**Instructions to follow:** Quote the entries below from the line with "Convert this chart to matplotlib code." through the line with "plt.rcParams['font.family'] = ['Lato', 'DejaVu", both ends included, and only those lines.

___ Material for this task

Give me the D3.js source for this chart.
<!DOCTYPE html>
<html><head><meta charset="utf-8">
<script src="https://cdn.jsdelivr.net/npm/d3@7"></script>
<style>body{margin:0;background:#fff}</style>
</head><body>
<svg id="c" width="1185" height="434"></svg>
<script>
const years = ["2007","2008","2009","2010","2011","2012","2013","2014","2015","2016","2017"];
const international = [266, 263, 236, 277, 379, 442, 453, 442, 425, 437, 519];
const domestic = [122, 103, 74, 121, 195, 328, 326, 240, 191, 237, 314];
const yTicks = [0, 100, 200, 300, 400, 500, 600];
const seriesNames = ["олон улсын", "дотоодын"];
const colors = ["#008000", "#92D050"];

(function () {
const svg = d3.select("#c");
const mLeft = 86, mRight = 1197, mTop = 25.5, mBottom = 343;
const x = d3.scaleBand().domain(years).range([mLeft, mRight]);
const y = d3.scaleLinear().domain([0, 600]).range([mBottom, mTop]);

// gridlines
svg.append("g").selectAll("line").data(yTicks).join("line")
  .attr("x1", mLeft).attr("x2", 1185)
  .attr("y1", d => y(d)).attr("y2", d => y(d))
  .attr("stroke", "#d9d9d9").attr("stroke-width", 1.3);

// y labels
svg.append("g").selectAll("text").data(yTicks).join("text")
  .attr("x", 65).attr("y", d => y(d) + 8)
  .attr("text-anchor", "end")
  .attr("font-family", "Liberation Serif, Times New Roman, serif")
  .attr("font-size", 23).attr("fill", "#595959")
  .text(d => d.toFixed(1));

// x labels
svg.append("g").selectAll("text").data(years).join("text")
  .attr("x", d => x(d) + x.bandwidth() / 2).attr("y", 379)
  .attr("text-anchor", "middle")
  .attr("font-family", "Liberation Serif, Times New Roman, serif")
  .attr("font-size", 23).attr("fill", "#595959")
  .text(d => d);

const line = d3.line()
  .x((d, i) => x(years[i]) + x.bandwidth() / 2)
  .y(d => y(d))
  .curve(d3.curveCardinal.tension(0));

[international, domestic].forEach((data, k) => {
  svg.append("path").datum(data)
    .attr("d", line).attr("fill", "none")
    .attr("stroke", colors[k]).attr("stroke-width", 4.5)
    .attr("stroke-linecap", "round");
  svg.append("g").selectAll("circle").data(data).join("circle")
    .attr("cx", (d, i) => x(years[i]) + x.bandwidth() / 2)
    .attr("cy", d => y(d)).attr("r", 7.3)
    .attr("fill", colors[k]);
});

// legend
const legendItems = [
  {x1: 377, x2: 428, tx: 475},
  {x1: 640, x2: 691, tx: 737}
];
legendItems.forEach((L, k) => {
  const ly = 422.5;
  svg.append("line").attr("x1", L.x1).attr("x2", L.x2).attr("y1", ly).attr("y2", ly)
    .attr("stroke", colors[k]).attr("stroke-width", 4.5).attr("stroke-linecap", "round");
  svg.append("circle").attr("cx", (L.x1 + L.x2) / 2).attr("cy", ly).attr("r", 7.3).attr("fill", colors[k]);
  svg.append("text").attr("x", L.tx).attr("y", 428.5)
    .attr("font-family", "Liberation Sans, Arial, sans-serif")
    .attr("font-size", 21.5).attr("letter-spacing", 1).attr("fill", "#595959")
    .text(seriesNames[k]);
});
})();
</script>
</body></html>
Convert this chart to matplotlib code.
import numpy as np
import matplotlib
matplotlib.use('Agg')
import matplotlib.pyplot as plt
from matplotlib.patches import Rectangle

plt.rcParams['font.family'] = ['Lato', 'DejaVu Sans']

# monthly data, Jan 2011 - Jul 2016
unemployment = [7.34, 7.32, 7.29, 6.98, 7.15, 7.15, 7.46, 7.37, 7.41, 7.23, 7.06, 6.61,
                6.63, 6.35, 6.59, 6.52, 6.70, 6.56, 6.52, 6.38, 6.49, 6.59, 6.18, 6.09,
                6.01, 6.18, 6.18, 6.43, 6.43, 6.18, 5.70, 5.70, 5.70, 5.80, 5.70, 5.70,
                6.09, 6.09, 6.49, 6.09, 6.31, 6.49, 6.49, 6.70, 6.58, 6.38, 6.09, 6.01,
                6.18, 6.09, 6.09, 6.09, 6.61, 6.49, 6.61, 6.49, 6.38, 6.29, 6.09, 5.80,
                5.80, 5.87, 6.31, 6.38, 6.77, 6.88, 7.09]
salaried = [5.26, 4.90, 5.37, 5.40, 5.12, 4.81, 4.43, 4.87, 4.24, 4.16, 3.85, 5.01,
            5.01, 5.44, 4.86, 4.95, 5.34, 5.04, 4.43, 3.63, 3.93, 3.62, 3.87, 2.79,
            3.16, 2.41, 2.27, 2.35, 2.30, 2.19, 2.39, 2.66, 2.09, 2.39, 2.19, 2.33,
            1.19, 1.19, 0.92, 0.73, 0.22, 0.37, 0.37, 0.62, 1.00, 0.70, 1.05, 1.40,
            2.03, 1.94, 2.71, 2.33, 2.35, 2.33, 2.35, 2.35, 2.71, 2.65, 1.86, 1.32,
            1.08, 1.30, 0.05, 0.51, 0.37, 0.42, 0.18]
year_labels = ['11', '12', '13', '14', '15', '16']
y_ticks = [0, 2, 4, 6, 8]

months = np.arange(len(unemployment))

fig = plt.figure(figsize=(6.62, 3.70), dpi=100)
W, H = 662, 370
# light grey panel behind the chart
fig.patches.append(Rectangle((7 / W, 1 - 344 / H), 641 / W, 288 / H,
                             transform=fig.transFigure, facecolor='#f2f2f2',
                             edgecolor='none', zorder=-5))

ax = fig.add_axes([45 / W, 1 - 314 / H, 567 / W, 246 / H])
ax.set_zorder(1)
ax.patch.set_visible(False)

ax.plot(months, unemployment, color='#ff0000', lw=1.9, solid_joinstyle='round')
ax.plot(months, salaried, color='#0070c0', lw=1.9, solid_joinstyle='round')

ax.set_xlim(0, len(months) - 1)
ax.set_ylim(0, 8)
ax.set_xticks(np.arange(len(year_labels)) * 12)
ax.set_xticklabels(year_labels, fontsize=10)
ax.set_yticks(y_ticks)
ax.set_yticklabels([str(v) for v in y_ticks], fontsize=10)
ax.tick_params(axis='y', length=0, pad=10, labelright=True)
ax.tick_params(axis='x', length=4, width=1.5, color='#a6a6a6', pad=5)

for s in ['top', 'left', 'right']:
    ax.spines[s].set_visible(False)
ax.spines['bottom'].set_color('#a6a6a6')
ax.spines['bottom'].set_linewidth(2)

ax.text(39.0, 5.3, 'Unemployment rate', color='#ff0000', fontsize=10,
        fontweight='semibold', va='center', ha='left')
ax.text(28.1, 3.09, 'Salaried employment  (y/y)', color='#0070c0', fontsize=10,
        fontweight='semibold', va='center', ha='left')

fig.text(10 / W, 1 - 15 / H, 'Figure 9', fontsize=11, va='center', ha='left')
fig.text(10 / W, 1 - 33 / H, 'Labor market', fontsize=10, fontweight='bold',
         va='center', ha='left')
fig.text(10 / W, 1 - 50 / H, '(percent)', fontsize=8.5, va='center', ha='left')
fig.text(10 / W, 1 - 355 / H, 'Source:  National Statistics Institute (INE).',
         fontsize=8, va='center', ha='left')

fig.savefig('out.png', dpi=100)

______

**Task answer:**
Convert this chart to matplotlib code.
import numpy as np
import matplotlib
matplotlib.use('Agg')
import matplotlib.pyplot as plt
from matplotlib.patches import Rectangle

plt.rcParams['font.family'] = ['Lato', 'DejaVu Sans']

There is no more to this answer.